-- Information shown start --

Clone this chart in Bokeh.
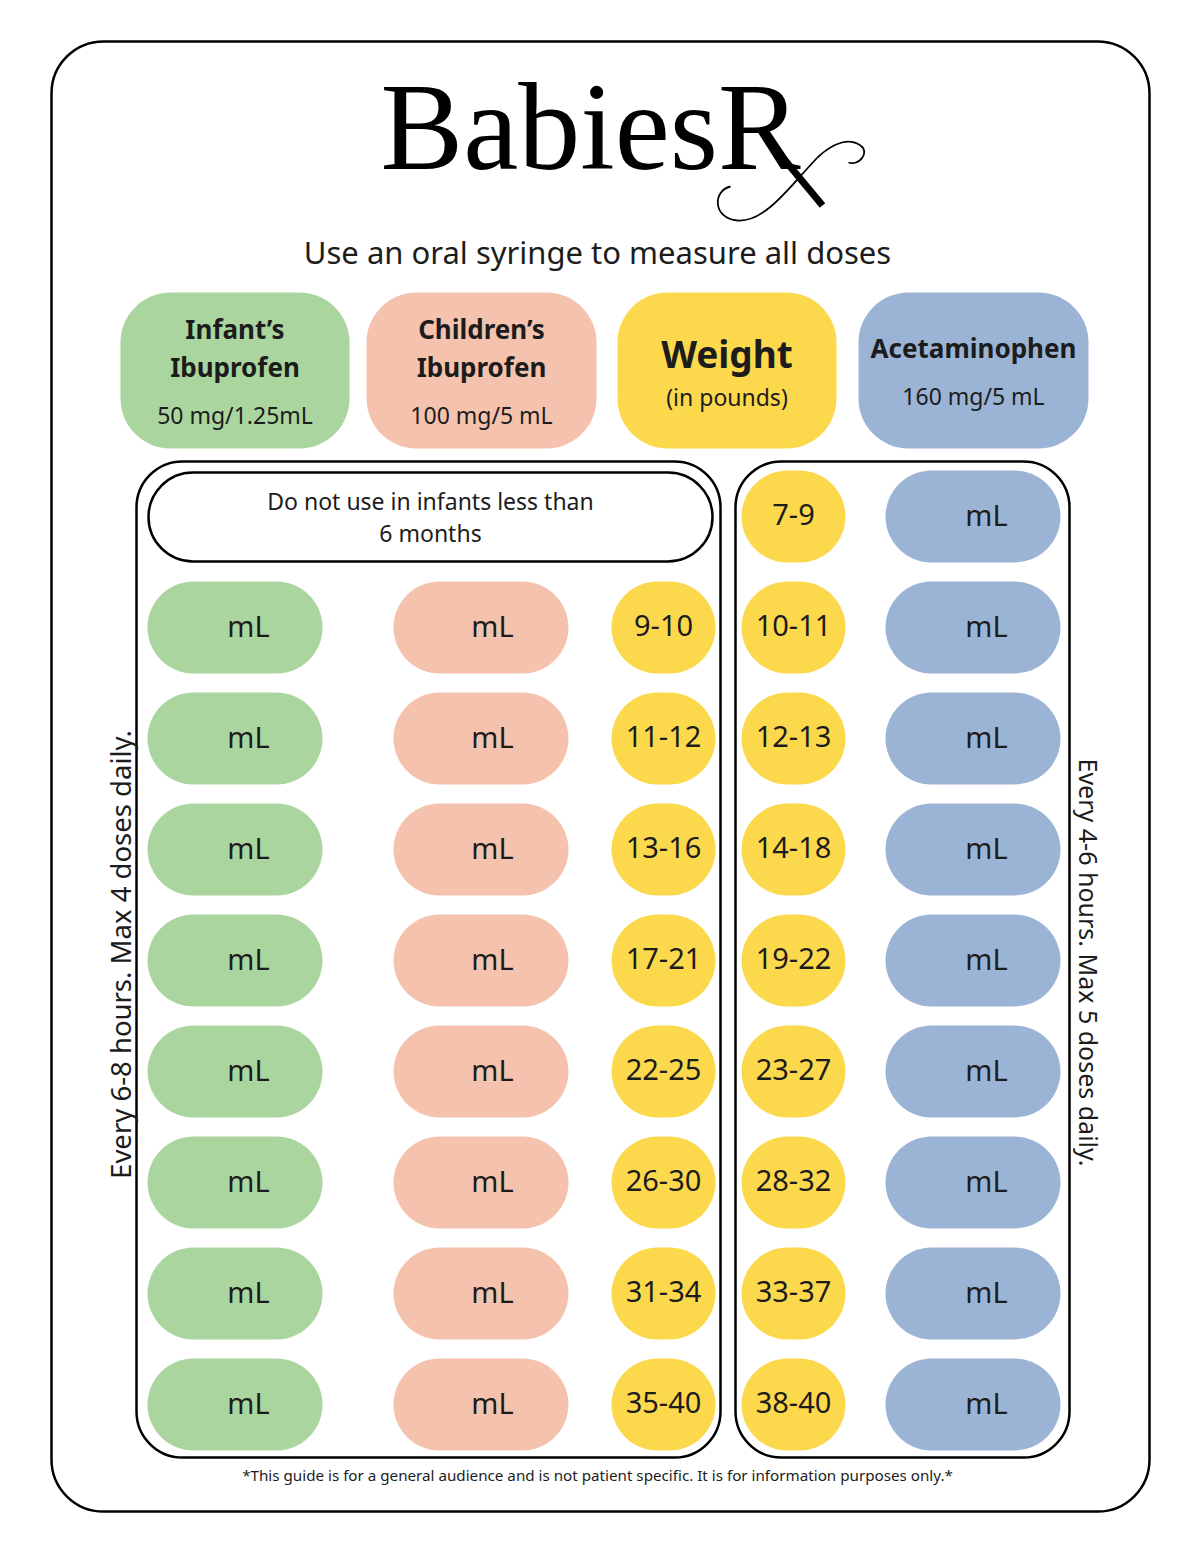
from bokeh.plotting import figure
from bokeh.models import Range1d
from bokeh.core.properties import value
from bokeh.embed import file_html
from bokeh.resources import INLINE
import math

# ---------------- data ----------------
title_text = "BabiesR"
subtitle = "Use an oral syringe to measure all doses"
header_titles = [["Infant\u2019s", "Ibuprofen"], ["Children\u2019s", "Ibuprofen"], ["Weight"], ["Acetaminophen"]]
header_subs = ["50 mg/1.25mL", "100 mg/5 mL", "(in pounds)", "160 mg/5 mL"]
warning_lines = ["Do not use in infants less than", "6 months"]
ibuprofen_weights = ["9-10", "11-12", "13-16", "17-21", "22-25", "26-30", "31-34", "35-40"]
acetaminophen_weights = ["7-9", "10-11", "12-13", "14-18", "19-22", "23-27", "28-32", "33-37", "38-40"]
dose_unit = "mL"
left_note = "Every 6-8 hours. Max 4 doses daily."
right_note = "Every 4-6 hours. Max 5 doses daily."
footer = "*This guide is for a general audience and is not patient specific. It is for information purposes only.*"

GREEN = "#abd59f"
SALMON = "#f5c3ad"
YELLOW = "#fcd94c"
BLUE = "#9bb3d4"
INK = "#1c1c1c"
FONT = value("Noto Sans")

W, H = 1184, 1537
p = figure(width=W, height=H, x_range=Range1d(0, W), y_range=Range1d(H, 0),
           output_backend="svg", toolbar_location=None, min_border=0,
           x_axis_type=None, y_axis_type=None)
p.grid.visible = False
p.outline_line_color = None
p.background_fill_color = "white"
p.border_fill_color = "white"

def rbox(l, r, t, b, rad, fill=None, line=None, lw=1.0):
    p.quad(left=[l], right=[r], top=[t], bottom=[b], border_radius=rad,
           fill_color=fill, fill_alpha=1 if fill else 0,
           line_color=line, line_width=lw, line_alpha=1 if line else 0)

def txt(x, y, s, size, bold=False, color=INK, angle=0, font=FONT, align="center"):
    p.text(x=[x], y=[y - 2], text=[s], text_font=font, text_font_size=f"{size}px",
           text_font_style="bold" if bold else "normal", text_color=color,
           text_align=align, text_baseline="middle", angle=angle)

# outer frame
rbox(51, 1149, 41, 1511, 52, line="black", lw=2.5)

# logo
p.text(x=[380], y=[127], text=[title_text], text_font=value("Liberation Serif"),
       text_font_size="124px", text_color="black", text_align="left", text_baseline="middle")
p.line(x=[778, 822], y=[152, 205], line_color="black", line_width=7)
p.bezier(x0=[730], y0=[186], x1=[737], y1=[220], cx0=[712], cy0=[190], cx1=[712], cy1=[218],
         line_color="black", line_width=1.8)
p.bezier(x0=[737], y0=[220], x1=[817], y1=[157], cx0=[765], cy0=[222], cx1=[790], cy1=[185],
         line_color="black", line_width=1.8)
p.bezier(x0=[817], y0=[157], x1=[860], y1=[145], cx0=[835], cy0=[140], cx1=[850], cy1=[138],
         line_color="black", line_width=1.8)
p.bezier(x0=[860], y0=[145], x1=[848], y1=[162], cx0=[870], cy0=[152], cx1=[858], cy1=[166],
         line_color="black", line_width=1.8)

txt(597, 253, subtitle, 31)

# header pills
hx = [(120, 349), (366, 596), (617, 836), (858, 1088)]
hcol = [GREEN, SALMON, YELLOW, BLUE]
for i, ((l, r), c) in enumerate(zip(hx, hcol)):
    rbox(l, r, 292, 448, 50, fill=c)
    cx = (l + r) / 2
    lines = header_titles[i]
    if len(lines) == 2:
        txt(cx, 330, lines[0], 26, bold=True)
        txt(cx, 368, lines[1], 26, bold=True)
        txt(cx, 416, header_subs[i], 23)
    elif lines[0] == "Weight":
        txt(cx, 355, lines[0], 37, bold=True)
        txt(cx, 398, header_subs[i], 23)
    else:
        txt(cx, 349, lines[0], 26, bold=True)
        txt(cx, 397, header_subs[i], 23)

# group boxes
rbox(136, 720, 461, 1457, 46, line="black", lw=2.5)
rbox(735, 1069, 461, 1457, 46, line="black", lw=2.5)

# warning pill
rbox(148, 712, 472, 561, 45, fill="white", line="black", lw=2.5)
txt(430, 502, warning_lines[0], 23)
txt(430, 534, warning_lines[1], 23)

# rows
row0, step, half = 627, 111, 46
for i, w in enumerate(ibuprofen_weights):
    yc = row0 + i * step
    rbox(147, 322, yc - half, yc + half, half, fill=GREEN)
    rbox(393, 568, yc - half, yc + half, half, fill=SALMON)
    rbox(611, 715, yc - half, yc + half, half, fill=YELLOW)
    txt(248, yc, dose_unit, 29)
    txt(492, yc, dose_unit, 29)
    txt(663, yc, w, 29)

for i, w in enumerate(acetaminophen_weights):
    yc = row0 - step + i * step
    rbox(741, 845, yc - half, yc + half, half, fill=YELLOW)
    rbox(885, 1060, yc - half, yc + half, half, fill=BLUE)
    txt(793, yc, w, 29)
    txt(986, yc, dose_unit, 29)

# side notes
txt(120, 956, left_note, 27.5, angle=math.pi / 2)
txt(1088, 964, right_note, 25, angle=-math.pi / 2)

# footer
txt(597, 1476, footer, 15.2)

open("out.html", "w").write(file_html(p, INLINE))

-- Information shown end --

Quote the material word for word, dropping any images it holds.

> _Answer for the task_
Clone this chart in Bokeh.
from bokeh.plotting import figure
from bokeh.models import Range1d
from bokeh.core.properties import value
from bokeh.embed import file_html
from bokeh.resources import INLINE
import math

# ---------------- data ----------------
title_text = "BabiesR"
subtitle = "Use an oral syringe to measure all doses"
header_titles = [["Infant\u2019s", "Ibuprofen"], ["Children\u2019s", "Ibuprofen"], ["Weight"], ["Acetaminophen"]]
header_subs = ["50 mg/1.25mL", "100 mg/5 mL", "(in pounds)", "160 mg/5 mL"]
warning_lines = ["Do not use in infants less than", "6 months"]
ibuprofen_weights = ["9-10", "11-12", "13-16", "17-21", "22-25", "26-30", "31-34", "35-40"]
acetaminophen_weights = ["7-9", "10-11", "12-13", "14-18", "19-22", "23-27", "28-32", "33-37", "38-40"]
dose_unit = "mL"
left_note = "Every 6-8 hours. Max 4 doses daily."
right_note = "Every 4-6 hours. Max 5 doses daily."
footer = "*This guide is for a general audience and is not patient specific. It is for information purposes only.*"

GREEN = "#abd59f"
SALMON = "#f5c3ad"
YELLOW = "#fcd94c"
BLUE = "#9bb3d4"
INK = "#1c1c1c"
FONT = value("Noto Sans")

W, H = 1184, 1537
p = figure(width=W, height=H, x_range=Range1d(0, W), y_range=Range1d(H, 0),
           output_backend="svg", toolbar_location=None, min_border=0,
           x_axis_type=None, y_axis_type=None)
p.grid.visible = False
p.outline_line_color = None
p.background_fill_color = "white"
p.border_fill_color = "white"

def rbox(l, r, t, b, rad, fill=None, line=None, lw=1.0):
    p.quad(left=[l], right=[r], top=[t], bottom=[b], border_radius=rad,
           fill_color=fill, fill_alpha=1 if fill else 0,
           line_color=line, line_width=lw, line_alpha=1 if line else 0)

def txt(x, y, s, size, bold=False, color=INK, angle=0, font=FONT, align="center"):
    p.text(x=[x], y=[y - 2], text=[s], text_font=font, text_font_size=f"{size}px",
           text_font_style="bold" if bold else "normal", text_color=color,
           text_align=align, text_baseline="middle", angle=angle)

# outer frame
rbox(51, 1149, 41, 1511, 52, line="black", lw=2.5)

# logo
p.text(x=[380], y=[127], text=[title_text], text_font=value("Liberation Serif"),
       text_font_size="124px", text_color="black", text_align="left", text_baseline="middle")
p.line(x=[778, 822], y=[152, 205], line_color="black", line_width=7)
p.bezier(x0=[730], y0=[186], x1=[737], y1=[220], cx0=[712], cy0=[190], cx1=[712], cy1=[218],
         line_color="black", line_width=1.8)
p.bezier(x0=[737], y0=[220], x1=[817], y1=[157], cx0=[765], cy0=[222], cx1=[790], cy1=[185],
         line_color="black", line_width=1.8)
p.bezier(x0=[817], y0=[157], x1=[860], y1=[145], cx0=[835], cy0=[140], cx1=[850], cy1=[138],
         line_color="black", line_width=1.8)
p.bezier(x0=[860], y0=[145], x1=[848], y1=[162], cx0=[870], cy0=[152], cx1=[858], cy1=[166],
         line_color="black", line_width=1.8)

txt(597, 253, subtitle, 31)

# header pills
hx = [(120, 349), (366, 596), (617, 836), (858, 1088)]
hcol = [GREEN, SALMON, YELLOW, BLUE]
for i, ((l, r), c) in enumerate(zip(hx, hcol)):
    rbox(l, r, 292, 448, 50, fill=c)
    cx = (l + r) / 2
    lines = header_titles[i]
    if len(lines) == 2:
        txt(cx, 330, lines[0], 26, bold=True)
        txt(cx, 368, lines[1], 26, bold=True)
        txt(cx, 416, header_subs[i], 23)
    elif lines[0] == "Weight":
        txt(cx, 355, lines[0], 37, bold=True)
        txt(cx, 398, header_subs[i], 23)
    else:
        txt(cx, 349, lines[0], 26, bold=True)
        txt(cx, 397, header_subs[i], 23)

# group boxes
rbox(136, 720, 461, 1457, 46, line="black", lw=2.5)
rbox(735, 1069, 461, 1457, 46, line="black", lw=2.5)

# warning pill
rbox(148, 712, 472, 561, 45, fill="white", line="black", lw=2.5)
txt(430, 502, warning_lines[0], 23)
txt(430, 534, warning_lines[1], 23)

# rows
row0, step, half = 627, 111, 46
for i, w in enumerate(ibuprofen_weights):
    yc = row0 + i * step
    rbox(147, 322, yc - half, yc + half, half, fill=GREEN)
    rbox(393, 568, yc - half, yc + half, half, fill=SALMON)
    rbox(611, 715, yc - half, yc + half, half, fill=YELLOW)
    txt(248, yc, dose_unit, 29)
    txt(492, yc, dose_unit, 29)
    txt(663, yc, w, 29)

for i, w in enumerate(acetaminophen_weights):
    yc = row0 - step + i * step
    rbox(741, 845, yc - half, yc + half, half, fill=YELLOW)
    rbox(885, 1060, yc - half, yc + half, half, fill=BLUE)
    txt(793, yc, w, 29)
    txt(986, yc, dose_unit, 29)

# side notes
txt(120, 956, left_note, 27.5, angle=math.pi / 2)
txt(1088, 964, right_note, 25, angle=-math.pi / 2)

# footer
txt(597, 1476, footer, 15.2)

open("out.html", "w").write(file_html(p, INLINE))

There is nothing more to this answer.